La sconfitta è anche economica: in questo momento, in Italia e in Europa, l’80% dei fondi Pac è intascato da appena il 20% delle aziende agricole, proporzione che non è destinata a cambiare molto con la nuova programmazione. A gran voce i piccoli contadini avevano chiesto un tetto ai pagamenti, in modo che il sostegno al reddito non eccedesse i 100 mila euro. Il cosiddetto capping avrebbe limitato la cupidigia delle grandi imprese e liberato risorse per la redistribuzione alle aziende di piccola e media scala, che invece dovranno accontentarsi dell’impegno a redistribuire loro appena il 10% di questi pagamenti diretti.

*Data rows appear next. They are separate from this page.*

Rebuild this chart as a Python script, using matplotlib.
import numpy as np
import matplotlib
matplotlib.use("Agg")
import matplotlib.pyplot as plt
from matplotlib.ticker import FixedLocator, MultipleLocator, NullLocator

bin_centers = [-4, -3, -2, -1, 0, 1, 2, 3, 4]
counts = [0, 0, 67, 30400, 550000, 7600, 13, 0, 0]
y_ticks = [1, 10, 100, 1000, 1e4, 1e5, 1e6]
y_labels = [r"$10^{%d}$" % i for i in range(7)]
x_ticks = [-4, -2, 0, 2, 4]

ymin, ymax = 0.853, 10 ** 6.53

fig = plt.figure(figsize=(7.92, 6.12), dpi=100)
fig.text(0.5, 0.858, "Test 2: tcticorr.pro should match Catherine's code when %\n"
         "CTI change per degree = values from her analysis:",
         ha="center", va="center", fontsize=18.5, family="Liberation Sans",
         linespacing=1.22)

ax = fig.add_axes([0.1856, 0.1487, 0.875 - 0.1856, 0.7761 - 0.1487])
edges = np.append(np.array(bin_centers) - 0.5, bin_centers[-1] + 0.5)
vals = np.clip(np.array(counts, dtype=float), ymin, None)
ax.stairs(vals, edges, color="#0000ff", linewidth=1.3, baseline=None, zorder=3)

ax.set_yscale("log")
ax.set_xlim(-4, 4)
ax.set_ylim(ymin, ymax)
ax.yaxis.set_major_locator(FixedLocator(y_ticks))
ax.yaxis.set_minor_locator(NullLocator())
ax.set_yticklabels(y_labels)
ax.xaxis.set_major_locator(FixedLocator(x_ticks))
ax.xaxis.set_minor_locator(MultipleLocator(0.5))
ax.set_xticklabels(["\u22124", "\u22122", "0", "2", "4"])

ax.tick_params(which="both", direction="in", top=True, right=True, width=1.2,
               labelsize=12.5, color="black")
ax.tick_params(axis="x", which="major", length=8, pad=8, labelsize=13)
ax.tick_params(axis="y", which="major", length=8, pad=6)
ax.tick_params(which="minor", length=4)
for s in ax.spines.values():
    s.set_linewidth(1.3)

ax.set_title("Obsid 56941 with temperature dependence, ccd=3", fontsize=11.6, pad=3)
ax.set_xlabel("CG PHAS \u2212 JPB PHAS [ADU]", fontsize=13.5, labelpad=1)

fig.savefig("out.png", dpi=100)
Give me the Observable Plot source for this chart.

L’unico punto considerato positivo è l’introduzione di una condizionalità sociale, che dovrebbe portare al ritiro totale o parziale dei fondi Pac alle aziende che non rispettano i contratti di lavoro, si macchiano di sfruttamento e caporalato. Enrico Somaglia, segretario generale del sindacato agricolo europeo (Effat), l’ha definita una «ottima notizia per gli oltre dieci milioni di lavoratori impegnati in agricoltura in Europa, le cui condizioni non sono mai state prese in considerazione prima dalla Politica agricola comune».
La misura avrà successo se gli ispettorati del lavoro saranno assidui e indipendenti nelle loro verifiche. Cosa che però in molti stati europei sembra essere pura utopia.